Among the exhibits, the museum features handwritten lyrics for two of the most famous of the 1,500 songs Cash recorded: “Folsom Prison Blues” and “I Walk the Line.” Johnny Cash’s costumes, instruments, letters, artwork, and songs are on display. There’s also a museum store, where you can buy souvenirs, and a café next door, where you can buy whatever you need to fuel an extra hour of touring the museum.

  1. Belle Meade Historic Site

Built in 1845, the Belle Meade Mansion is designed in the Greek-Revival style and surrounded by what remains of the former antebellum plantation. During the two-day Civil War Battle of Nashville in 1864, Union and Confederate forces fought on the front yard of the mansion. Evidence of gunfire can still be seen in its tall stone columns.

Guided tours are available, including one that’s devoted to telling the history of the estate from the perspective of the slaves forced to work and live here. Attend one of the culinary experiences and seasonal programs offered at Belle Meade. Explore the plantation stables, gardens, and grounds. If time allows, be sure to grab a bite to eat at the on-site Harding House Restaurant, a popular spot for lunch or dinner. Belle Meade Historic Site is nine miles from downtown.

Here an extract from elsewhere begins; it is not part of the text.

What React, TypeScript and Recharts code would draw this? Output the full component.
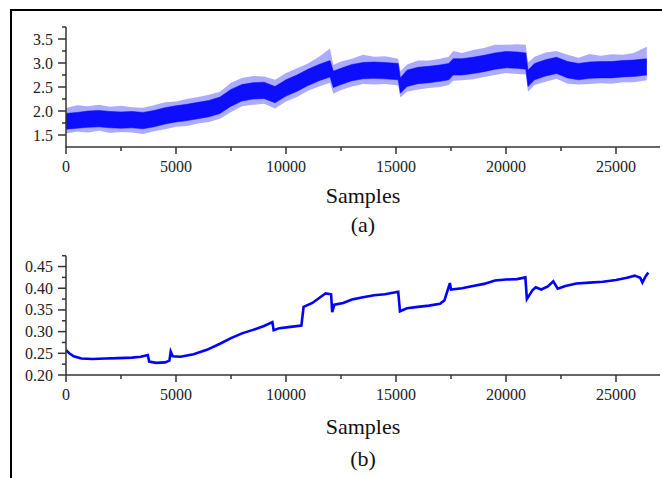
import { Area, ComposedChart, Line, XAxis, YAxis } from 'recharts';

const FONT = '"Liberation Serif", "Times New Roman", serif';
const BLUE = '#0000ff';
const AXIS = '#333333';

// top panel (a): noisy signal, drawn as a core band plus a lighter spike band
const topSamples = [
  0, 500, 1000, 1500, 2000, 2500, 3000, 3500, 4000, 4500, 5000, 5500, 6000, 6500, 7000, 7500, 8000,
  8500, 9000, 9500, 10000, 10500, 11000, 11500, 12000, 12150, 12500, 13000, 13500, 14000, 14500,
  15100, 15200, 15500, 16000, 16500, 17000, 17400, 17600, 18000, 18500, 19000, 19500, 20000, 20500,
  20900, 21000, 21300, 21800, 22300, 22800, 23300, 23800, 24300, 24800, 25300, 25800, 26400,
];
const topSpikeLow = [
  1.53, 1.57, 1.55, 1.59, 1.54, 1.56, 1.55, 1.52, 1.58, 1.62, 1.67, 1.69, 1.74, 1.77, 1.84, 1.98, 2.10,
  2.13, 2.15, 2.05, 2.20, 2.29, 2.42, 2.51, 2.59, 2.36, 2.44, 2.51, 2.56, 2.55, 2.56,
  2.53, 2.28, 2.40, 2.45, 2.48, 2.50, 2.54, 2.63, 2.64, 2.66, 2.71, 2.75, 2.79, 2.77,
  2.76, 2.40, 2.54, 2.61, 2.67, 2.57, 2.55, 2.56, 2.58, 2.57, 2.60, 2.60, 2.64,
];
const topCoreLow = [
  1.62, 1.64, 1.66, 1.67, 1.65, 1.64, 1.65, 1.63, 1.67, 1.73, 1.77, 1.80, 1.84, 1.88, 1.95, 2.10, 2.21,
  2.25, 2.26, 2.17, 2.31, 2.41, 2.53, 2.63, 2.71, 2.49, 2.55, 2.63, 2.67, 2.68, 2.67,
  2.65, 2.37, 2.51, 2.57, 2.59, 2.62, 2.65, 2.75, 2.75, 2.78, 2.82, 2.87, 2.90, 2.89,
  2.87, 2.51, 2.65, 2.73, 2.78, 2.69, 2.65, 2.68, 2.69, 2.69, 2.71, 2.72, 2.75,
];
const topCoreHigh = [
  1.95, 1.97, 2.00, 2.01, 1.99, 1.98, 1.99, 1.97, 2.01, 2.07, 2.11, 2.14, 2.18, 2.22, 2.29, 2.45, 2.55,
  2.59, 2.60, 2.51, 2.65, 2.75, 2.87, 2.97, 3.05, 2.83, 2.89, 2.97, 3.01, 3.02, 3.01,
  2.99, 2.69, 2.85, 2.91, 2.93, 2.96, 2.99, 3.09, 3.09, 3.12, 3.16, 3.21, 3.24, 3.23,
  3.21, 2.85, 2.99, 3.07, 3.12, 3.03, 2.99, 3.02, 3.03, 3.03, 3.05, 3.06, 3.09,
];
const topSpikeHigh = [
  2.06, 2.12, 2.10, 2.13, 2.09, 2.11, 2.08, 2.07, 2.12, 2.18, 2.20, 2.25, 2.29, 2.34, 2.40, 2.59, 2.69,
  2.73, 2.72, 2.65, 2.79, 2.89, 2.99, 3.13, 3.30, 2.96, 3.03, 3.09, 3.17, 3.13, 3.14,
  3.09, 2.83, 2.97, 3.05, 3.05, 3.09, 3.13, 3.25, 3.21, 3.27, 3.31, 3.38, 3.38, 3.39,
  3.38, 3.01, 3.13, 3.22, 3.25, 3.17, 3.11, 3.19, 3.15, 3.18, 3.17, 3.21, 3.34,
];

// bottom panel (b)
const botSamples = [
  0, 150, 350, 700, 1200, 1800, 2400, 3000, 3400, 3720, 3780, 4100, 4500, 4700, 4760, 4850, 5200,
  5800, 6400, 7000, 7500, 8000, 8500, 9000, 9380, 9440, 9700, 10200, 10700, 10800, 11200, 11600,
  11800, 12050, 12100, 12200, 12600, 13000, 13500, 14000, 14500, 15100, 15180, 15500, 16000, 16500,
  17000, 17200, 17450, 17500, 18000, 18500, 19000, 19500, 20000, 20500, 20880, 20950, 21200, 21350,
  21600, 21900, 22150, 22350, 22700, 23200, 23800, 24400, 25000, 25500, 25850, 26100, 26200, 26350,
  26470,
];
const botValues = [
  0.257, 0.25, 0.243, 0.238, 0.237, 0.238, 0.239, 0.24, 0.242, 0.246, 0.231, 0.228, 0.229, 0.233,
  0.254, 0.243, 0.242, 0.248, 0.258, 0.272, 0.285, 0.296, 0.304, 0.313, 0.322, 0.303, 0.308, 0.311,
  0.314, 0.357, 0.366, 0.381, 0.388, 0.386, 0.345, 0.362, 0.366, 0.374, 0.379, 0.384, 0.386, 0.392,
  0.347, 0.354, 0.357, 0.36, 0.364, 0.372, 0.412, 0.397, 0.4, 0.405, 0.41, 0.418, 0.42, 0.421, 0.425,
  0.375, 0.395, 0.402, 0.397, 0.404, 0.416, 0.399, 0.405, 0.411, 0.413, 0.415, 0.419, 0.424, 0.429,
  0.424, 0.413, 0.428, 0.436,
];

const xTicks = [0, 2500, 5000, 7500, 10000, 12500, 15000, 17500, 20000, 22500, 25000];
const topYTicks = [1.5, 1.75, 2.0, 2.25, 2.5, 2.75, 3.0, 3.25, 3.5, 3.75];
const topYMajor = [1.5, 2.0, 2.5, 3.0, 3.5];
const botYTicks = [0.2, 0.225, 0.25, 0.275, 0.3, 0.325, 0.35, 0.375, 0.4, 0.425, 0.45, 0.475];
const botYMajor = [0.2, 0.25, 0.3, 0.35, 0.4, 0.45];

const topData = topSamples.map((s, i) => ({
  s,
  spike: [topSpikeLow[i], topSpikeHigh[i]],
  core: [topCoreLow[i], topCoreHigh[i]],
}));
const botData = botSamples.map((s, i) => ({ s, v: botValues[i] }));

const labelStyle = { fontFamily: FONT, fontSize: 16, fill: '#222' };

const XTick = (props: any) => {
  const { x, y, payload } = props;
  const major = payload.value % 5000 === 0;
  return (
    <g>
      <line x1={x} y1={y} x2={x} y2={y + (major ? 7 : 4)} stroke={AXIS} strokeWidth={1.5} />
      {major && (
        <text x={x} y={y + 25} textAnchor="middle" style={labelStyle}>
          {payload.value}
        </text>
      )}
    </g>
  );
};

const makeYTick = (majors: number[], digits: number) => (props: any) => {
  const { x, y, payload } = props;
  const major = majors.some((m) => Math.abs(m - payload.value) < 1e-6);
  return (
    <g>
      <line x1={x} y1={y} x2={x - (major ? 8 : 4)} y2={y} stroke={AXIS} strokeWidth={1.5} />
      {major && (
        <text x={x - 13} y={y + 5.5} textAnchor="end" style={labelStyle}>
          {payload.value.toFixed(digits)}
        </text>
      )}
    </g>
  );
};

const TopYTick = makeYTick(topYMajor, 1);
const BotYTick = makeYTick(botYMajor, 2);

const axisLine = { stroke: AXIS, strokeWidth: 1.5 };

export default function App() {
  return (
    <div
      style={{
        position: 'absolute',
        left: 0,
        top: 0,
        width: 662,
        height: 478,
        overflow: 'hidden',
        background: '#fff',
        fontFamily: FONT,
      }}
    >
      <div
        style={{
          position: 'absolute',
          left: 10,
          top: 9,
          width: 700,
          height: 500,
          borderTop: '2px solid #000',
          borderLeft: '2px solid #000',
        }}
      />
      <div style={{ position: 'absolute', left: 0, top: 0 }}>
        <ComposedChart width={662} height={200} data={topData} margin={{ top: 27, right: 2, left: 0, bottom: 23 }}>
          <XAxis
            dataKey="s"
            type="number"
            domain={[0, 27000]}
            ticks={xTicks}
            interval={0}
            tickSize={0}
            tickMargin={0}
            tickLine={false}
            axisLine={axisLine}
            tick={<XTick />}
            height={30}
          />
          <YAxis
            type="number"
            domain={[1.25, 3.75]}
            ticks={topYTicks}
            interval={0}
            tickSize={0}
            tickMargin={0}
            tickLine={false}
            axisLine={axisLine}
            tick={<TopYTick />}
            width={66}
          />
          <Area
            type="linear"
            dataKey="spike"
            stroke="none"
            fill={BLUE}
            fillOpacity={0.33}
            isAnimationActive={false}
          />
          <Area
            type="linear"
            dataKey="core"
            stroke={BLUE}
            strokeWidth={0.5}
            fill={BLUE}
            fillOpacity={0.92}
            isAnimationActive={false}
          />
        </ComposedChart>
      </div>
      <div style={{ position: 'absolute', left: 0, top: 240 }}>
        <ComposedChart width={662} height={200} data={botData} margin={{ top: 15.7, right: 2, left: 0, bottom: 35 }}>
          <XAxis
            dataKey="s"
            type="number"
            domain={[0, 27000]}
            ticks={xTicks}
            interval={0}
            tickSize={0}
            tickMargin={0}
            tickLine={false}
            axisLine={axisLine}
            tick={<XTick />}
            height={30}
          />
          <YAxis
            type="number"
            domain={[0.2, 0.475]}
            ticks={botYTicks}
            interval={0}
            tickSize={0}
            tickMargin={0}
            tickLine={false}
            axisLine={axisLine}
            tick={<BotYTick />}
            width={66}
          />
          <Line
            type="linear"
            dataKey="v"
            stroke={BLUE}
            strokeWidth={2.6}
            dot={false}
            isAnimationActive={false}
          />
        </ComposedChart>
      </div>
      <svg width={662} height={478} style={{ position: 'absolute', left: 0, top: 0, pointerEvents: 'none' }}>
        <g style={{ fontFamily: FONT, fontSize: 22, fill: '#111' }} textAnchor="middle">
          <text x={363} y={203}>Samples</text>
          <text x={363} y={232}>(a)</text>
          <text x={363} y={434}>Samples</text>
          <text x={363} y={466}>(b)</text>
        </g>
      </svg>
    </div>
  );
}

  1. Groove in Glorious Gardens at Gaylord Opryland Resort

You don’t need to be staying at the Gaylord Opryland Resort to enjoy its most famous asset: its collection of 50,000 tropical plants, many of which are rare international specimens. This magnificent exhibition is a visual and olfactory feast, housed on nine acres of indoor space and tended by 20 full-time horticulturalists. One-fifth of the collection is in the Garden Conservatory, which features palms and banana trees 60 feet tall. These plants were so tall, they had to be installed in the glass-topped atrium before its construction.

Florida was the source of more than 8,000 tropical ornamentals chosen for the Cascades Atrium. You’ll find a 40-foot palm tree, and ginger bushes as tall as the average man.